Я спала, а голова у меня по‑прежнему была приклеена к груди. Голова была опущена, словно огонь все еще бушевал на мне. Мои руки были странные, слегка разведены и обе парализованы. Кисти рук были на месте, но ничего не могли сделать. А мне так хотелось исцарапать себя, содрать всю кожу, чтобы больше не страдать.
Меня заставили встать. Я пошла с этой медсестрой. У меня болели глаза. Я видела свои ноги, свои висящие по бокам руки, плитки на полу. Я ненавидела эту женщину. Она привела меня в ванную комнату и налила воды, чтобы меня умыть. Она сказала, что от меня так воняет, что ее сейчас стошнит. Я воняла, я плакала, я была там куском дерьма, нечистотами, на которые вылили ведро воды. Словно какашка в унитазе, которую смывают, спуская воду, и все. Я умирала. Вода сдирала с меня кожу, я кричала, плакала, умоляла, кровь текла по телу и капала с пальцев. Она заставила меня стоять. Струями холодной воды она сдирала с меня куски черной кожи, остатки моего обгоревшего платья, вонючие лохмотья которого образовали кучку на полу душевой. От меня исходил такой ужасный запах тления, горелого мяса и дыма, что она надела маску и время от времени выходила из помещения, кашляя и проклиная меня.
Я вызывала у нее отвращение, я должна была сдохнуть как собака, но подальше от нее. Почему она меня не прикончила? Я вернулась в свою кровать, горя и замерзая одновременно, и она набросила на меня простыню, чтобы больше меня не видеть. Подыхай, говорил ее взгляд. Подыхай, чтобы тебя вышвырнули отсюда.
Пришел отец со своей палкой. Он был зол, стучал своей палкой по полу, хотел узнать, кто сделал меня беременной, кто привел меня сюда, как все произошло. У него были красные глаза. Он плакал, старый человек, но все еще внушал мне страх своей палкой, и мне даже не удалось ему ответить. Я хотела спать, или умереть, или проснуться, отец был здесь, а потом его не стало. Но это был не сон, его голос до сих пор звучит у меня в голове: «Говори!»

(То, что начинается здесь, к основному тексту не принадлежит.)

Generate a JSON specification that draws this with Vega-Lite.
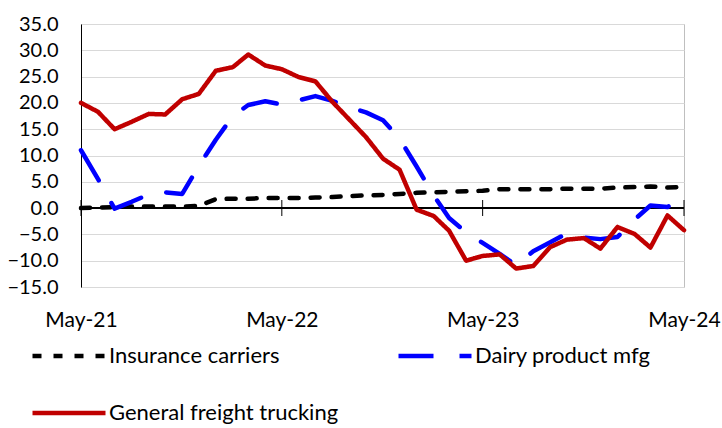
{
  "$schema": "https://vega.github.io/schema/vega-lite/v6.json",
  "width": 603,
  "height": 263,
  "autosize": "none",
  "padding": {"left": 81, "top": 24, "right": 38, "bottom": 141},
  "config": {
    "font": "Lato",
    "view": {"stroke": "#bfbfbf", "strokeWidth": 1},
    "axis": {"labelColor": "#000000", "labelFontSize": 20, "labelFont": "Lato", "labelOverlap": false},
    "axisY": {"labelOverlap": false}
  },
  "data": {
    "values": [
      {"date": "2021-05-01T00:00:00", "series": "Insurance carriers", "value": 0.0},
      {"date": "2021-06-01T00:00:00", "series": "Insurance carriers", "value": 0.1},
      {"date": "2021-07-01T00:00:00", "series": "Insurance carriers", "value": 0.2},
      {"date": "2021-08-01T00:00:00", "series": "Insurance carriers", "value": 0.3},
      {"date": "2021-09-01T00:00:00", "series": "Insurance carriers", "value": 0.3},
      {"date": "2021-10-01T00:00:00", "series": "Insurance carriers", "value": 0.3},
      {"date": "2021-11-01T00:00:00", "series": "Insurance carriers", "value": 0.3},
      {"date": "2021-12-01T00:00:00", "series": "Insurance carriers", "value": 0.4},
      {"date": "2022-01-01T00:00:00", "series": "Insurance carriers", "value": 1.7},
      {"date": "2022-02-01T00:00:00", "series": "Insurance carriers", "value": 1.8},
      {"date": "2022-03-01T00:00:00", "series": "Insurance carriers", "value": 1.8},
      {"date": "2022-04-01T00:00:00", "series": "Insurance carriers", "value": 1.9},
      {"date": "2022-05-01T00:00:00", "series": "Insurance carriers", "value": 1.9},
      {"date": "2022-06-01T00:00:00", "series": "Insurance carriers", "value": 1.9},
      {"date": "2022-07-01T00:00:00", "series": "Insurance carriers", "value": 2.0},
      {"date": "2022-08-01T00:00:00", "series": "Insurance carriers", "value": 2.1},
      {"date": "2022-09-01T00:00:00", "series": "Insurance carriers", "value": 2.3},
      {"date": "2022-10-01T00:00:00", "series": "Insurance carriers", "value": 2.4},
      {"date": "2022-11-01T00:00:00", "series": "Insurance carriers", "value": 2.5},
      {"date": "2022-12-01T00:00:00", "series": "Insurance carriers", "value": 2.7},
      {"date": "2023-01-01T00:00:00", "series": "Insurance carriers", "value": 2.9},
      {"date": "2023-02-01T00:00:00", "series": "Insurance carriers", "value": 3.0},
      {"date": "2023-03-01T00:00:00", "series": "Insurance carriers", "value": 3.1},
      {"date": "2023-04-01T00:00:00", "series": "Insurance carriers", "value": 3.2},
      {"date": "2023-05-01T00:00:00", "series": "Insurance carriers", "value": 3.3},
      {"date": "2023-06-01T00:00:00", "series": "Insurance carriers", "value": 3.6},
      {"date": "2023-07-01T00:00:00", "series": "Insurance carriers", "value": 3.6},
      {"date": "2023-08-01T00:00:00", "series": "Insurance carriers", "value": 3.6},
      {"date": "2023-09-01T00:00:00", "series": "Insurance carriers", "value": 3.6},
      {"date": "2023-10-01T00:00:00", "series": "Insurance carriers", "value": 3.7},
      {"date": "2023-11-01T00:00:00", "series": "Insurance carriers", "value": 3.7},
      {"date": "2023-12-01T00:00:00", "series": "Insurance carriers", "value": 3.7},
      {"date": "2024-01-01T00:00:00", "series": "Insurance carriers", "value": 3.9},
      {"date": "2024-02-01T00:00:00", "series": "Insurance carriers", "value": 4.0},
      {"date": "2024-03-01T00:00:00", "series": "Insurance carriers", "value": 4.1},
      {"date": "2024-04-01T00:00:00", "series": "Insurance carriers", "value": 3.9},
      {"date": "2024-05-01T00:00:00", "series": "Insurance carriers", "value": 4.0},
      {"date": "2021-05-01T00:00:00", "series": "Dairy product mfg", "value": 11.0},
      {"date": "2021-06-01T00:00:00", "series": "Dairy product mfg", "value": 5.5},
      {"date": "2021-07-01T00:00:00", "series": "Dairy product mfg", "value": -0.1},
      {"date": "2021-08-01T00:00:00", "series": "Dairy product mfg", "value": 1.2},
      {"date": "2021-09-01T00:00:00", "series": "Dairy product mfg", "value": 2.6},
      {"date": "2021-10-01T00:00:00", "series": "Dairy product mfg", "value": 3.0},
      {"date": "2021-11-01T00:00:00", "series": "Dairy product mfg", "value": 2.7},
      {"date": "2021-12-01T00:00:00", "series": "Dairy product mfg", "value": 8.0},
      {"date": "2022-01-01T00:00:00", "series": "Dairy product mfg", "value": 13.0},
      {"date": "2022-02-01T00:00:00", "series": "Dairy product mfg", "value": 17.5},
      {"date": "2022-03-01T00:00:00", "series": "Dairy product mfg", "value": 19.6},
      {"date": "2022-04-01T00:00:00", "series": "Dairy product mfg", "value": 20.3},
      {"date": "2022-05-01T00:00:00", "series": "Dairy product mfg", "value": 19.7},
      {"date": "2022-06-01T00:00:00", "series": "Dairy product mfg", "value": 20.5},
      {"date": "2022-07-01T00:00:00", "series": "Dairy product mfg", "value": 21.3},
      {"date": "2022-08-01T00:00:00", "series": "Dairy product mfg", "value": 20.4},
      {"date": "2022-09-01T00:00:00", "series": "Dairy product mfg", "value": 19.2},
      {"date": "2022-10-01T00:00:00", "series": "Dairy product mfg", "value": 18.2},
      {"date": "2022-11-01T00:00:00", "series": "Dairy product mfg", "value": 16.7},
      {"date": "2022-12-01T00:00:00", "series": "Dairy product mfg", "value": 13.2},
      {"date": "2023-01-01T00:00:00", "series": "Dairy product mfg", "value": 7.9},
      {"date": "2023-02-01T00:00:00", "series": "Dairy product mfg", "value": 2.4},
      {"date": "2023-03-01T00:00:00", "series": "Dairy product mfg", "value": -1.9},
      {"date": "2023-04-01T00:00:00", "series": "Dairy product mfg", "value": -4.6},
      {"date": "2023-05-01T00:00:00", "series": "Dairy product mfg", "value": -6.6},
      {"date": "2023-06-01T00:00:00", "series": "Dairy product mfg", "value": -8.7},
      {"date": "2023-07-01T00:00:00", "series": "Dairy product mfg", "value": -10.9},
      {"date": "2023-08-01T00:00:00", "series": "Dairy product mfg", "value": -8.2},
      {"date": "2023-09-01T00:00:00", "series": "Dairy product mfg", "value": -6.5},
      {"date": "2023-10-01T00:00:00", "series": "Dairy product mfg", "value": -4.8},
      {"date": "2023-11-01T00:00:00", "series": "Dairy product mfg", "value": -5.6},
      {"date": "2023-12-01T00:00:00", "series": "Dairy product mfg", "value": -5.9},
      {"date": "2024-01-01T00:00:00", "series": "Dairy product mfg", "value": -5.5},
      {"date": "2024-02-01T00:00:00", "series": "Dairy product mfg", "value": -2.2},
      {"date": "2024-03-01T00:00:00", "series": "Dairy product mfg", "value": 0.5},
      {"date": "2024-04-01T00:00:00", "series": "Dairy product mfg", "value": 0.2},
      {"date": "2024-05-01T00:00:00", "series": "Dairy product mfg", "value": 2.3},
      {"date": "2021-05-01T00:00:00", "series": "General freight trucking", "value": 20.0},
      {"date": "2021-06-01T00:00:00", "series": "General freight trucking", "value": 18.3},
      {"date": "2021-07-01T00:00:00", "series": "General freight trucking", "value": 15.0},
      {"date": "2021-08-01T00:00:00", "series": "General freight trucking", "value": 16.4},
      {"date": "2021-09-01T00:00:00", "series": "General freight trucking", "value": 17.9},
      {"date": "2021-10-01T00:00:00", "series": "General freight trucking", "value": 17.8},
      {"date": "2021-11-01T00:00:00", "series": "General freight trucking", "value": 20.7},
      {"date": "2021-12-01T00:00:00", "series": "General freight trucking", "value": 21.7},
      {"date": "2022-01-01T00:00:00", "series": "General freight trucking", "value": 26.1},
      {"date": "2022-02-01T00:00:00", "series": "General freight trucking", "value": 26.8},
      {"date": "2022-03-01T00:00:00", "series": "General freight trucking", "value": 29.2},
      {"date": "2022-04-01T00:00:00", "series": "General freight trucking", "value": 27.1},
      {"date": "2022-05-01T00:00:00", "series": "General freight trucking", "value": 26.4},
      {"date": "2022-06-01T00:00:00", "series": "General freight trucking", "value": 24.9},
      {"date": "2022-07-01T00:00:00", "series": "General freight trucking", "value": 24.1},
      {"date": "2022-08-01T00:00:00", "series": "General freight trucking", "value": 20.2},
      {"date": "2022-09-01T00:00:00", "series": "General freight trucking", "value": 16.8},
      {"date": "2022-10-01T00:00:00", "series": "General freight trucking", "value": 13.5},
      {"date": "2022-11-01T00:00:00", "series": "General freight trucking", "value": 9.4},
      {"date": "2022-12-01T00:00:00", "series": "General freight trucking", "value": 7.3},
      {"date": "2023-01-01T00:00:00", "series": "General freight trucking", "value": -0.3},
      {"date": "2023-02-01T00:00:00", "series": "General freight trucking", "value": -1.5},
      {"date": "2023-03-01T00:00:00", "series": "General freight trucking", "value": -4.3},
      {"date": "2023-04-01T00:00:00", "series": "General freight trucking", "value": -10.0},
      {"date": "2023-05-01T00:00:00", "series": "General freight trucking", "value": -9.1},
      {"date": "2023-06-01T00:00:00", "series": "General freight trucking", "value": -8.8},
      {"date": "2023-07-01T00:00:00", "series": "General freight trucking", "value": -11.5},
      {"date": "2023-08-01T00:00:00", "series": "General freight trucking", "value": -11.0},
      {"date": "2023-09-01T00:00:00", "series": "General freight trucking", "value": -7.4},
      {"date": "2023-10-01T00:00:00", "series": "General freight trucking", "value": -6.0},
      {"date": "2023-11-01T00:00:00", "series": "General freight trucking", "value": -5.7},
      {"date": "2023-12-01T00:00:00", "series": "General freight trucking", "value": -7.7},
      {"date": "2024-01-01T00:00:00", "series": "General freight trucking", "value": -3.6},
      {"date": "2024-02-01T00:00:00", "series": "General freight trucking", "value": -4.9},
      {"date": "2024-03-01T00:00:00", "series": "General freight trucking", "value": -7.5},
      {"date": "2024-04-01T00:00:00", "series": "General freight trucking", "value": -1.4},
      {"date": "2024-05-01T00:00:00", "series": "General freight trucking", "value": -4.2}
    ]
  },
  "encoding": {
    "y": {
      "type": "quantitative",
      "scale": {"domain": [-15, 35], "nice": false, "zero": false},
      "axis": {
        "title": null,
        "values": [-15, -10, -5, 0, 5, 10, 15, 20, 25, 30, 35],
        "format": ".1f",
        "ticks": false,
        "domain": true,
        "domainColor": "#000000",
        "domainWidth": 1,
        "grid": true,
        "gridColor": "#d9d9d9",
        "gridWidth": 1,
        "labelPadding": 23,
        "labelOverlap": false,
        "labelFontSize": 20
      }
    }
  },
  "layer": [
    {
      "mark": {"type": "rule", "color": "#000000", "strokeWidth": 1},
      "encoding": {"y": {"datum": 0, "type": "quantitative"}}
    },
    {
      "transform": [
        {"filter": {"and": [
          {"field": "series", "equal": "Insurance carriers"},
          {"field": "date", "timeUnit": "month", "equal": "May"}
        ]}}
      ],
      "mark": {"type": "tick", "orient": "vertical", "color": "#000000", "thickness": 1, "size": 16, "opacity": 1},
      "encoding": {
        "x": {"field": "date", "type": "temporal"},
        "y": {"datum": 0, "type": "quantitative"}
      }
    },
    {
      "mark": {"type": "line", "strokeWidth": 4.5, "strokeCap": "round", "strokeJoin": "round"},
      "encoding": {
        "x": {
          "field": "date",
          "type": "temporal",
          "scale": {"domain": [{"year": 2021, "month": 5, "date": 1}, {"year": 2024, "month": 5, "date": 1}], "nice": false},
          "axis": {
            "title": null,
            "domain": false,
            "ticks": false,
            "grid": false,
            "format": "%b-%y",
            "values": [
              {"year": 2021, "month": 5, "date": 1},
              {"year": 2022, "month": 5, "date": 1},
              {"year": 2023, "month": 5, "date": 1},
              {"year": 2024, "month": 5, "date": 1}
            ],
            "labelPadding": 22,
            "labelFontSize": 21,
            "labelFlush": false,
            "labelOverlap": false
          }
        },
        "y": {"field": "value", "type": "quantitative"},
        "color": {
          "field": "series",
          "type": "nominal",
          "sort": null,
          "scale": {
            "domain": ["Insurance carriers", "Dairy product mfg", "General freight trucking"],
            "range": ["#000000", "#0000ff", "#c00000"]
          },
          "legend": {
            "title": null,
            "orient": "none",
            "legendX": -51,
            "legendY": 293,
            "direction": "horizontal",
            "columns": 2,
            "columnPadding": 50,
            "rowPadding": 7,
            "symbolType": "stroke",
            "symbolSize": 5329,
            "symbolStrokeWidth": 4.5,
            "labelFontSize": 22,
            "labelLimit": 400,
            "labelOffset": 1,
            "labelColor": "#000000",
            "labelFont": "Lato"
          }
        },
        "strokeDash": {
          "field": "series",
          "type": "nominal",
          "sort": null,
          "scale": {
            "domain": ["Insurance carriers", "Dairy product mfg", "General freight trucking"],
            "range": [[9, 12], [35, 26], [1, 0]]
          },
          "legend": {
            "title": null,
            "orient": "none",
            "legendX": -51,
            "legendY": 293,
            "direction": "horizontal",
            "columns": 2,
            "columnPadding": 50,
            "rowPadding": 7,
            "symbolType": "stroke",
            "symbolSize": 5329,
            "symbolStrokeWidth": 4.5,
            "labelFontSize": 22,
            "labelLimit": 400,
            "labelOffset": 1,
            "labelColor": "#000000",
            "labelFont": "Lato"
          }
        }
      }
    }
  ]
}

Мне удалось присесть, чтобы не чувствовать свои руки приклеенными к простыне, под головой была подушка. Мне было ничуть не легче, но я хотя бы могла видеть, что происходит в коридоре, дверь была приоткрыта. Я услышала, что кто‑то подошел, заметила босые ноги, длинное черное платье, небольшая, худая, как я, почти тощая. Но это не медсестра. Это была моя мать.
Две ее косы были намазаны оливковым маслом, черный платок, ее необычный лоб, выпуклый между бровями и доходящий до носа, как у хищной птицы. Мне стало страшно. Она села на табурет, прижимая к себе черную хозяйственную сумку. И начала рыдать, причитать, вытирая слезы платком и качая головой.
Она плакала от горького стыда. Она плакала о себе и всей семье. И я видела ненависть в ее глазах.
Она спрашивала меня, прижимая к себе сумку. Я хорошо помнила эту сумку. Она всегда носила ее с собой, когда уходила из дому, шла на рынок или в поле. Она клала туда хлеб, воду в пластиковой бутылке, иногда молоко. Мне было страшно, но не так, как в присутствии отца, не так, как обычно. Отец мог меня убить, но она – нет.
Она говорила со стоном, а я отвечала ей шепотом.
– Посмотри на себя, дочь моя... Я не смогу никогда привести тебя в дом в таком виде. Ты не сможешь больше жить в доме, ты видела себя?
– Я не могу себя увидеть.
– Ты сожжена. Позор на всю семью. Теперь я не могу тебя вернуть в дом. Скажи мне, как ты забеременела? С кем?
– Файез. Я не знаю фамилии его отца.
– Файез, наш сосед?
Она опять принялась плакать и промокать платком глаза, скомкав его так, словно хотела вдавить его в голову.
– Где ты это сделала? Где?
– На пастбище.
Она скривилась, стала кусать губы и заплакала пуще прежнего: «Послушай меня, дочь моя, послушай. Я бы очень хотела, чтобы ты умерла, будет лучше, если ты умрешь. Твой брат молод, если ты не умрешь, у него будут проблемы».